* _Task instructions_
Pictures within the data are to be left out; everything else must be reproduced exactly.

* _Data extract_
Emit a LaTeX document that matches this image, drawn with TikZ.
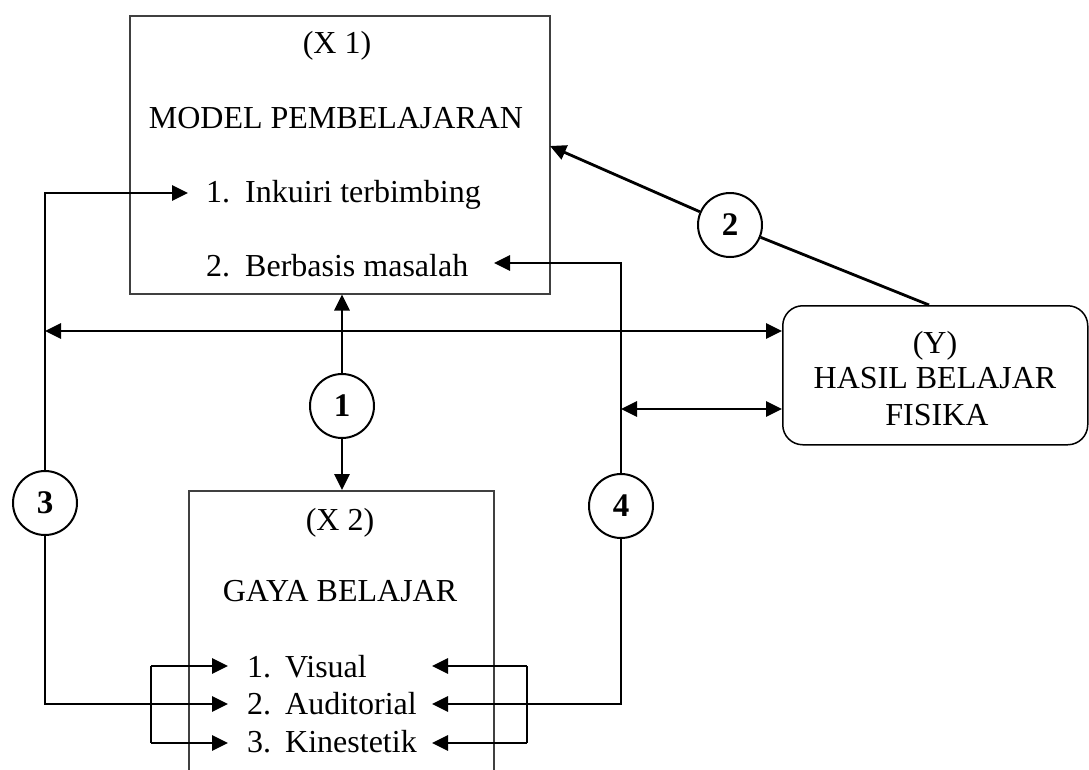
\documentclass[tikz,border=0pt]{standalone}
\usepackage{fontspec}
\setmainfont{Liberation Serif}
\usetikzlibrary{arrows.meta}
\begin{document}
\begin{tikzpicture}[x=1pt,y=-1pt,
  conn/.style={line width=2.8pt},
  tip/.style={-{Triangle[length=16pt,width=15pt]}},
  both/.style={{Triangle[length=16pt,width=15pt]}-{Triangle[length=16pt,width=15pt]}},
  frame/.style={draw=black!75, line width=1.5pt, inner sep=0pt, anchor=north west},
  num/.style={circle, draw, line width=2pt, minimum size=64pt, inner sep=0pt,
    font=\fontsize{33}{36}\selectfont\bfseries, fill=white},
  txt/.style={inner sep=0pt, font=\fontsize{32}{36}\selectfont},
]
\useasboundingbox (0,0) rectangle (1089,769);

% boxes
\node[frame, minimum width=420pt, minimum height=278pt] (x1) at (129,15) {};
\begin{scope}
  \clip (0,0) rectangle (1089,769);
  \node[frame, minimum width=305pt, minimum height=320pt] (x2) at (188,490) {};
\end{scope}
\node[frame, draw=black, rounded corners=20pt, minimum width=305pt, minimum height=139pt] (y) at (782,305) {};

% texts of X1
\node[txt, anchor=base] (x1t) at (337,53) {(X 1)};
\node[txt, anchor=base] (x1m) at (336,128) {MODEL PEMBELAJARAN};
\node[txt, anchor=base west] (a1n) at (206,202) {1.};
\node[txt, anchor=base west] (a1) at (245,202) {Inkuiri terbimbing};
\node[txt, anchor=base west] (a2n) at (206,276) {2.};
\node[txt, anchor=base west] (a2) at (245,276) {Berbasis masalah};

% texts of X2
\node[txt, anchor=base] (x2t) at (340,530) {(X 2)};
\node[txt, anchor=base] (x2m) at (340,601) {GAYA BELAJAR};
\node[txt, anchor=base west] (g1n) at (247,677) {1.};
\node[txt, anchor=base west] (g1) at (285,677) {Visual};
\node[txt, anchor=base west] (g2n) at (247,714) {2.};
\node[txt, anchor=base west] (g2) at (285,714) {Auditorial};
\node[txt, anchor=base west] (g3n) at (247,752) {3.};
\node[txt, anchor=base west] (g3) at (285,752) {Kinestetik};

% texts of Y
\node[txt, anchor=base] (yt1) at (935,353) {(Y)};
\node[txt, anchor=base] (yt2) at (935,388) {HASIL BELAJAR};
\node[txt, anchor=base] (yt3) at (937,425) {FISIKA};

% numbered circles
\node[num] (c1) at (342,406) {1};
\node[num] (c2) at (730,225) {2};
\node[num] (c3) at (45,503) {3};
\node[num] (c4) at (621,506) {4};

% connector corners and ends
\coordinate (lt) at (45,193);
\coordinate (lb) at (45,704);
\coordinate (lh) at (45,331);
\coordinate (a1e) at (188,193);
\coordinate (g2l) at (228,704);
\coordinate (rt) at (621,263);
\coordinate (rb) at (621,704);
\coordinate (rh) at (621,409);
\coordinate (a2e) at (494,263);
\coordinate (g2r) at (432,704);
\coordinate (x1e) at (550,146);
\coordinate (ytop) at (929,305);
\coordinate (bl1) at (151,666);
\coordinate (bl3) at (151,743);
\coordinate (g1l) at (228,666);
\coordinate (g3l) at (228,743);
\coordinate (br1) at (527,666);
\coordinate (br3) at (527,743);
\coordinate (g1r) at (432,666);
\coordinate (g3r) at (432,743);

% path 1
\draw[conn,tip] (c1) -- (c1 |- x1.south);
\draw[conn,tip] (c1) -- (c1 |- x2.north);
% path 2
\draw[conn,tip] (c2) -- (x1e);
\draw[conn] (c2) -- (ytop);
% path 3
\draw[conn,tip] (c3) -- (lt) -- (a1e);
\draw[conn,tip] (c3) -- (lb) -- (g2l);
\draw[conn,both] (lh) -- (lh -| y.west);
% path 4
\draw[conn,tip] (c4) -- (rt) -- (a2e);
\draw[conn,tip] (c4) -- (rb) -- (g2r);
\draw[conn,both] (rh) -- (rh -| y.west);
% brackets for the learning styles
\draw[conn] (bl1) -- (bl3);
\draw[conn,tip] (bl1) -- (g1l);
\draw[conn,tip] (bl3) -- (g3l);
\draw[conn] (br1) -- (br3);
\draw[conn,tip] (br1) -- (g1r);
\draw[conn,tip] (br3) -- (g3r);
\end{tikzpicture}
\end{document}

* _Exercise response_
Emit a LaTeX document that matches this image, drawn with TikZ.
\documentclass[tikz,border=0pt]{standalone}
\usepackage{fontspec}
\setmainfont{Liberation Serif}
\usetikzlibrary{arrows.meta}
\begin{document}
\begin{tikzpicture}[x=1pt,y=-1pt,
  conn/.style={line width=2.8pt},
  tip/.style={-{Triangle[length=16pt,width=15pt]}},
  both/.style={{Triangle[length=16pt,width=15pt]}-{Triangle[length=16pt,width=15pt]}},
  frame/.style={draw=black!75, line width=1.5pt, inner sep=0pt, anchor=north west},
  num/.style={circle, draw, line width=2pt, minimum size=64pt, inner sep=0pt,
    font=\fontsize{33}{36}\selectfont\bfseries, fill=white},
  txt/.style={inner sep=0pt, font=\fontsize{32}{36}\selectfont},
]
\useasboundingbox (0,0) rectangle (1089,769);

% boxes
\node[frame, minimum width=420pt, minimum height=278pt] (x1) at (129,15) {};
\begin{scope}
  \clip (0,0) rectangle (1089,769);
  \node[frame, minimum width=305pt, minimum height=320pt] (x2) at (188,490) {};
\end{scope}
\node[frame, draw=black, rounded corners=20pt, minimum width=305pt, minimum height=139pt] (y) at (782,305) {};

% texts of X1
\node[txt, anchor=base] (x1t) at (337,53) {(X 1)};
\node[txt, anchor=base] (x1m) at (336,128) {MODEL PEMBELAJARAN};
\node[txt, anchor=base west] (a1n) at (206,202) {1.};
\node[txt, anchor=base west] (a1) at (245,202) {Inkuiri terbimbing};
\node[txt, anchor=base west] (a2n) at (206,276) {2.};
\node[txt, anchor=base west] (a2) at (245,276) {Berbasis masalah};

% texts of X2
\node[txt, anchor=base] (x2t) at (340,530) {(X 2)};
\node[txt, anchor=base] (x2m) at (340,601) {GAYA BELAJAR};
\node[txt, anchor=base west] (g1n) at (247,677) {1.};
\node[txt, anchor=base west] (g1) at (285,677) {Visual};
\node[txt, anchor=base west] (g2n) at (247,714) {2.};
\node[txt, anchor=base west] (g2) at (285,714) {Auditorial};
\node[txt, anchor=base west] (g3n) at (247,752) {3.};
\node[txt, anchor=base west] (g3) at (285,752) {Kinestetik};

% texts of Y
\node[txt, anchor=base] (yt1) at (935,353) {(Y)};
\node[txt, anchor=base] (yt2) at (935,388) {HASIL BELAJAR};
\node[txt, anchor=base] (yt3) at (937,425) {FISIKA};

% numbered circles
\node[num] (c1) at (342,406) {1};
\node[num] (c2) at (730,225) {2};
\node[num] (c3) at (45,503) {3};
\node[num] (c4) at (621,506) {4};

% connector corners and ends
\coordinate (lt) at (45,193);
\coordinate (lb) at (45,704);
\coordinate (lh) at (45,331);
\coordinate (a1e) at (188,193);
\coordinate (g2l) at (228,704);
\coordinate (rt) at (621,263);
\coordinate (rb) at (621,704);
\coordinate (rh) at (621,409);
\coordinate (a2e) at (494,263);
\coordinate (g2r) at (432,704);
\coordinate (x1e) at (550,146);
\coordinate (ytop) at (929,305);
\coordinate (bl1) at (151,666);
\coordinate (bl3) at (151,743);
\coordinate (g1l) at (228,666);
\coordinate (g3l) at (228,743);
\coordinate (br1) at (527,666);
\coordinate (br3) at (527,743);
\coordinate (g1r) at (432,666);
\coordinate (g3r) at (432,743);

% path 1
\draw[conn,tip] (c1) -- (c1 |- x1.south);
\draw[conn,tip] (c1) -- (c1 |- x2.north);
% path 2
\draw[conn,tip] (c2) -- (x1e);
\draw[conn] (c2) -- (ytop);
% path 3
\draw[conn,tip] (c3) -- (lt) -- (a1e);
\draw[conn,tip] (c3) -- (lb) -- (g2l);
\draw[conn,both] (lh) -- (lh -| y.west);
% path 4
\draw[conn,tip] (c4) -- (rt) -- (a2e);
\draw[conn,tip] (c4) -- (rb) -- (g2r);
\draw[conn,both] (rh) -- (rh -| y.west);
% brackets for the learning styles
\draw[conn] (bl1) -- (bl3);
\draw[conn,tip] (bl1) -- (g1l);
\draw[conn,tip] (bl3) -- (g3l);
\draw[conn] (br1) -- (br3);
\draw[conn,tip] (br1) -- (g1r);
\draw[conn,tip] (br3) -- (g3r);
\end{tikzpicture}
\end{document}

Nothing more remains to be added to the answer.